→ GIVEN INSTRUCTION: Reproduce the listing exactly, with no pictures in your copy.

→ INFORMATION SHOWN:
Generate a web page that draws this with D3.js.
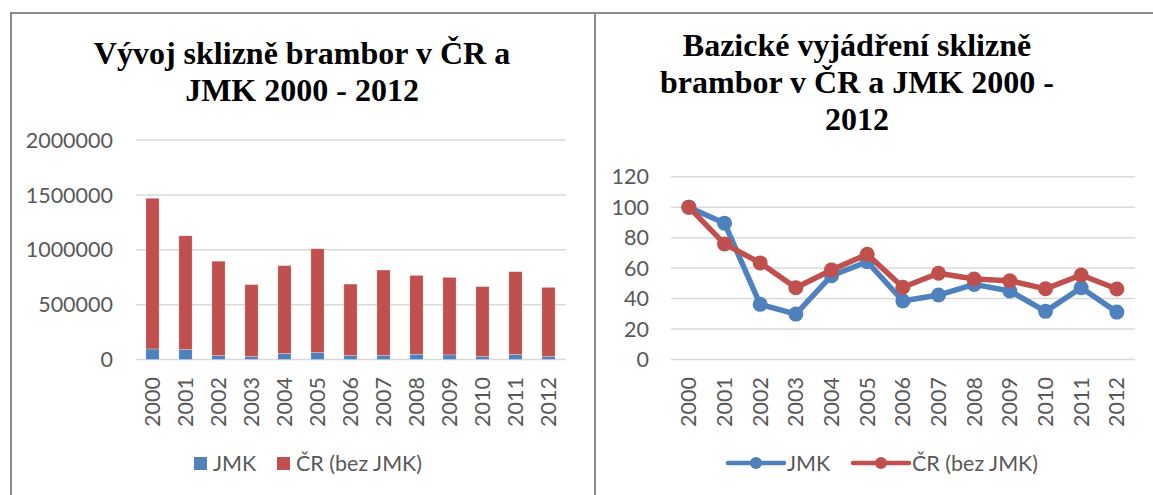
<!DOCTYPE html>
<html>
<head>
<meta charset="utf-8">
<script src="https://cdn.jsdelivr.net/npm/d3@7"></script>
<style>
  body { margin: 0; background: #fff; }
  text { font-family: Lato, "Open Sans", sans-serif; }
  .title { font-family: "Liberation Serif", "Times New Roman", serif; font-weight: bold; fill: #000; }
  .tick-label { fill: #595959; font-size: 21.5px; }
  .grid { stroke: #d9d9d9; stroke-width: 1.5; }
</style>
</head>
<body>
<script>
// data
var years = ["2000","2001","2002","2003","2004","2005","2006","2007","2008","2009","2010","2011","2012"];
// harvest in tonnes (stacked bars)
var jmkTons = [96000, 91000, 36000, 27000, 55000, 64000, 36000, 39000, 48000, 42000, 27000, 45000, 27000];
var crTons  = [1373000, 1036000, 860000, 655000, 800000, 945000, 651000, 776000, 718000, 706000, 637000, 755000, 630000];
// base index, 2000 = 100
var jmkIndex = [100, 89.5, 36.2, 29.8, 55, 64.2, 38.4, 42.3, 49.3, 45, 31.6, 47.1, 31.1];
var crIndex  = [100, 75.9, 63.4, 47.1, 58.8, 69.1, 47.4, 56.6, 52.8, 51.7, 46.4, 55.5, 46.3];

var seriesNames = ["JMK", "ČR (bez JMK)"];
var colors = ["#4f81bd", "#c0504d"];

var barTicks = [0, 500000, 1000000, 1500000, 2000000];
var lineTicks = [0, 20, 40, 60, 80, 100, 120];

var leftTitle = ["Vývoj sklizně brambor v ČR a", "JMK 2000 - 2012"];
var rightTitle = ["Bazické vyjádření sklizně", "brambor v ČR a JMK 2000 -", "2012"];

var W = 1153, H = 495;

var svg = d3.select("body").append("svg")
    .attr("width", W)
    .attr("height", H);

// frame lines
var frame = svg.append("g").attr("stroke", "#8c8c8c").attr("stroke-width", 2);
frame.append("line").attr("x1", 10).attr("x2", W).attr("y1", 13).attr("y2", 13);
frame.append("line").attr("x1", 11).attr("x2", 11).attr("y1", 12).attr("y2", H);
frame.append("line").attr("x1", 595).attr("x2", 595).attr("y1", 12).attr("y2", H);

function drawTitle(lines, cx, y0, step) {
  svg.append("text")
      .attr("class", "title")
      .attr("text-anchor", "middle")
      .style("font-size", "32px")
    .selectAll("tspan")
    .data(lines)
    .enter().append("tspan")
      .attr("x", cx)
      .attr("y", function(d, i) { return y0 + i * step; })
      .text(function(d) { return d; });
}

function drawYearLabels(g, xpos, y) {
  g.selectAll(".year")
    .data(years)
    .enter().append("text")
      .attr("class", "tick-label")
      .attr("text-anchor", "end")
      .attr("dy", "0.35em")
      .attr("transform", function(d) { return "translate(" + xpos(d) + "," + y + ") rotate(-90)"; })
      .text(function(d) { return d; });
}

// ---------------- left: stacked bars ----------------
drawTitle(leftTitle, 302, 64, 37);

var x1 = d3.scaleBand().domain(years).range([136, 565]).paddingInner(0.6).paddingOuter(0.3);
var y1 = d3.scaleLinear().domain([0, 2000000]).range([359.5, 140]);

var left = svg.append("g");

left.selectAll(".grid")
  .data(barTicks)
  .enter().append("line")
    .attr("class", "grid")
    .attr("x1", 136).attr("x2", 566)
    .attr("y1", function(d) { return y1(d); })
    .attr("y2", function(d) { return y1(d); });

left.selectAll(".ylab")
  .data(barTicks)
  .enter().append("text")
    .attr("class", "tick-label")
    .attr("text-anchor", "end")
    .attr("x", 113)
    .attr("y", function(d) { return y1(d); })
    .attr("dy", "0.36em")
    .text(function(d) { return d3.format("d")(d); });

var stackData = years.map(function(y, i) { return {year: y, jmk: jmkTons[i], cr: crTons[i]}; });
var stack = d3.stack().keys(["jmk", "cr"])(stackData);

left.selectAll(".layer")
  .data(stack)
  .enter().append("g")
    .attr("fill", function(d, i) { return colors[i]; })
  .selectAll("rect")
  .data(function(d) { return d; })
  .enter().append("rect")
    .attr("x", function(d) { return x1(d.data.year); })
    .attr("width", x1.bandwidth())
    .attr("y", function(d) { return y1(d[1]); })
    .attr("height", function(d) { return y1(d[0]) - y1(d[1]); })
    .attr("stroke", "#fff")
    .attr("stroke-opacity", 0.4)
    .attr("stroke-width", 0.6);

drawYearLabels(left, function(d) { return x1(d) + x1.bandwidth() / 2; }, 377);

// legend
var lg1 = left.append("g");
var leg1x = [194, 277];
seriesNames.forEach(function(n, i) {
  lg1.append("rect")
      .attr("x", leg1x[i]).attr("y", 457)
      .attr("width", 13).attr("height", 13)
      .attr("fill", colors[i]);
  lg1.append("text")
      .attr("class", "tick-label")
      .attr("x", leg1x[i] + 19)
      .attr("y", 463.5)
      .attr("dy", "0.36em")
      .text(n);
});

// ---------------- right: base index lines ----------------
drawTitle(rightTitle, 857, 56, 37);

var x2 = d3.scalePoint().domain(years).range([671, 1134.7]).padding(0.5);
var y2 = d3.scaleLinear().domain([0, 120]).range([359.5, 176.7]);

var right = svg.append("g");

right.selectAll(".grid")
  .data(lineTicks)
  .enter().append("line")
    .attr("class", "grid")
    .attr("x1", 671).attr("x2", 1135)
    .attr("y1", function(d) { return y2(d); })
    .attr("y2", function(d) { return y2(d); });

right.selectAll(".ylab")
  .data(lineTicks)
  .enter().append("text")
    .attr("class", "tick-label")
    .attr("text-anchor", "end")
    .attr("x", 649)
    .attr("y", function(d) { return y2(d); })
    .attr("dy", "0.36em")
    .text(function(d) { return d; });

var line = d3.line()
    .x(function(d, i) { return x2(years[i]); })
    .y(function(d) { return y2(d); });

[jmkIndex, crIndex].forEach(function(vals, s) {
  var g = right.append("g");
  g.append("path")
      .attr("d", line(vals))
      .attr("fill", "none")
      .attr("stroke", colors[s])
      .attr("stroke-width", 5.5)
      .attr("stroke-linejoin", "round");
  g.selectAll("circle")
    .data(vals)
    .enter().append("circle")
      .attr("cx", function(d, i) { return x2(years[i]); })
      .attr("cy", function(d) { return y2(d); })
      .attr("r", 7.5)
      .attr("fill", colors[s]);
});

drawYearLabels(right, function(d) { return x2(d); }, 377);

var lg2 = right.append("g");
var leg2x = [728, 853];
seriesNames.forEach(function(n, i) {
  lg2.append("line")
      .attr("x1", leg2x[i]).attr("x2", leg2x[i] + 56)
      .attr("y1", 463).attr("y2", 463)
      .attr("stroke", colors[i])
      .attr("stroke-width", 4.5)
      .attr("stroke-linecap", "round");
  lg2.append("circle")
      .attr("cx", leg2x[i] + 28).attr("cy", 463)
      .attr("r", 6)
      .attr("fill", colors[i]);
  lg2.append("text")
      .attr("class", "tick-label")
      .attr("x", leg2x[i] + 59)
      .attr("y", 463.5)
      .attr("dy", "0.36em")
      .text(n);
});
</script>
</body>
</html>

→ FULL OUTPUT:
Generate a web page that draws this with D3.js.
<!DOCTYPE html>
<html>
<head>
<meta charset="utf-8">
<script src="https://cdn.jsdelivr.net/npm/d3@7"></script>
<style>
  body { margin: 0; background: #fff; }
  text { font-family: Lato, "Open Sans", sans-serif; }
  .title { font-family: "Liberation Serif", "Times New Roman", serif; font-weight: bold; fill: #000; }
  .tick-label { fill: #595959; font-size: 21.5px; }
  .grid { stroke: #d9d9d9; stroke-width: 1.5; }
</style>
</head>
<body>
<script>
// data
var years = ["2000","2001","2002","2003","2004","2005","2006","2007","2008","2009","2010","2011","2012"];
// harvest in tonnes (stacked bars)
var jmkTons = [96000, 91000, 36000, 27000, 55000, 64000, 36000, 39000, 48000, 42000, 27000, 45000, 27000];
var crTons  = [1373000, 1036000, 860000, 655000, 800000, 945000, 651000, 776000, 718000, 706000, 637000, 755000, 630000];
// base index, 2000 = 100
var jmkIndex = [100, 89.5, 36.2, 29.8, 55, 64.2, 38.4, 42.3, 49.3, 45, 31.6, 47.1, 31.1];
var crIndex  = [100, 75.9, 63.4, 47.1, 58.8, 69.1, 47.4, 56.6, 52.8, 51.7, 46.4, 55.5, 46.3];

var seriesNames = ["JMK", "ČR (bez JMK)"];
var colors = ["#4f81bd", "#c0504d"];

var barTicks = [0, 500000, 1000000, 1500000, 2000000];
var lineTicks = [0, 20, 40, 60, 80, 100, 120];

var leftTitle = ["Vývoj sklizně brambor v ČR a", "JMK 2000 - 2012"];
var rightTitle = ["Bazické vyjádření sklizně", "brambor v ČR a JMK 2000 -", "2012"];

var W = 1153, H = 495;

var svg = d3.select("body").append("svg")
    .attr("width", W)
    .attr("height", H);

// frame lines
var frame = svg.append("g").attr("stroke", "#8c8c8c").attr("stroke-width", 2);
frame.append("line").attr("x1", 10).attr("x2", W).attr("y1", 13).attr("y2", 13);
frame.append("line").attr("x1", 11).attr("x2", 11).attr("y1", 12).attr("y2", H);
frame.append("line").attr("x1", 595).attr("x2", 595).attr("y1", 12).attr("y2", H);

function drawTitle(lines, cx, y0, step) {
  svg.append("text")
      .attr("class", "title")
      .attr("text-anchor", "middle")
      .style("font-size", "32px")
    .selectAll("tspan")
    .data(lines)
    .enter().append("tspan")
      .attr("x", cx)
      .attr("y", function(d, i) { return y0 + i * step; })
      .text(function(d) { return d; });
}

function drawYearLabels(g, xpos, y) {
  g.selectAll(".year")
    .data(years)
    .enter().append("text")
      .attr("class", "tick-label")
      .attr("text-anchor", "end")
      .attr("dy", "0.35em")
      .attr("transform", function(d) { return "translate(" + xpos(d) + "," + y + ") rotate(-90)"; })
      .text(function(d) { return d; });
}

// ---------------- left: stacked bars ----------------
drawTitle(leftTitle, 302, 64, 37);

var x1 = d3.scaleBand().domain(years).range([136, 565]).paddingInner(0.6).paddingOuter(0.3);
var y1 = d3.scaleLinear().domain([0, 2000000]).range([359.5, 140]);

var left = svg.append("g");

left.selectAll(".grid")
  .data(barTicks)
  .enter().append("line")
    .attr("class", "grid")
    .attr("x1", 136).attr("x2", 566)
    .attr("y1", function(d) { return y1(d); })
    .attr("y2", function(d) { return y1(d); });

left.selectAll(".ylab")
  .data(barTicks)
  .enter().append("text")
    .attr("class", "tick-label")
    .attr("text-anchor", "end")
    .attr("x", 113)
    .attr("y", function(d) { return y1(d); })
    .attr("dy", "0.36em")
    .text(function(d) { return d3.format("d")(d); });

var stackData = years.map(function(y, i) { return {year: y, jmk: jmkTons[i], cr: crTons[i]}; });
var stack = d3.stack().keys(["jmk", "cr"])(stackData);

left.selectAll(".layer")
  .data(stack)
  .enter().append("g")
    .attr("fill", function(d, i) { return colors[i]; })
  .selectAll("rect")
  .data(function(d) { return d; })
  .enter().append("rect")
    .attr("x", function(d) { return x1(d.data.year); })
    .attr("width", x1.bandwidth())
    .attr("y", function(d) { return y1(d[1]); })
    .attr("height", function(d) { return y1(d[0]) - y1(d[1]); })
    .attr("stroke", "#fff")
    .attr("stroke-opacity", 0.4)
    .attr("stroke-width", 0.6);

drawYearLabels(left, function(d) { return x1(d) + x1.bandwidth() / 2; }, 377);

// legend
var lg1 = left.append("g");
var leg1x = [194, 277];
seriesNames.forEach(function(n, i) {
  lg1.append("rect")
      .attr("x", leg1x[i]).attr("y", 457)
      .attr("width", 13).attr("height", 13)
      .attr("fill", colors[i]);
  lg1.append("text")
      .attr("class", "tick-label")
      .attr("x", leg1x[i] + 19)
      .attr("y", 463.5)
      .attr("dy", "0.36em")
      .text(n);
});

// ---------------- right: base index lines ----------------
drawTitle(rightTitle, 857, 56, 37);

var x2 = d3.scalePoint().domain(years).range([671, 1134.7]).padding(0.5);
var y2 = d3.scaleLinear().domain([0, 120]).range([359.5, 176.7]);

var right = svg.append("g");

right.selectAll(".grid")
  .data(lineTicks)
  .enter().append("line")
    .attr("class", "grid")
    .attr("x1", 671).attr("x2", 1135)
    .attr("y1", function(d) { return y2(d); })
    .attr("y2", function(d) { return y2(d); });

right.selectAll(".ylab")
  .data(lineTicks)
  .enter().append("text")
    .attr("class", "tick-label")
    .attr("text-anchor", "end")
    .attr("x", 649)
    .attr("y", function(d) { return y2(d); })
    .attr("dy", "0.36em")
    .text(function(d) { return d; });

var line = d3.line()
    .x(function(d, i) { return x2(years[i]); })
    .y(function(d) { return y2(d); });

[jmkIndex, crIndex].forEach(function(vals, s) {
  var g = right.append("g");
  g.append("path")
      .attr("d", line(vals))
      .attr("fill", "none")
      .attr("stroke", colors[s])
      .attr("stroke-width", 5.5)
      .attr("stroke-linejoin", "round");
  g.selectAll("circle")
    .data(vals)
    .enter().append("circle")
      .attr("cx", function(d, i) { return x2(years[i]); })
      .attr("cy", function(d) { return y2(d); })
      .attr("r", 7.5)
      .attr("fill", colors[s]);
});

drawYearLabels(right, function(d) { return x2(d); }, 377);

var lg2 = right.append("g");
var leg2x = [728, 853];
seriesNames.forEach(function(n, i) {
  lg2.append("line")
      .attr("x1", leg2x[i]).attr("x2", leg2x[i] + 56)
      .attr("y1", 463).attr("y2", 463)
      .attr("stroke", colors[i])
      .attr("stroke-width", 4.5)
      .attr("stroke-linecap", "round");
  lg2.append("circle")
      .attr("cx", leg2x[i] + 28).attr("cy", 463)
      .attr("r", 6)
      .attr("fill", colors[i]);
  lg2.append("text")
      .attr("class", "tick-label")
      .attr("x", leg2x[i] + 59)
      .attr("y", 463.5)
      .attr("dy", "0.36em")
      .text(n);
});
</script>
</body>
</html>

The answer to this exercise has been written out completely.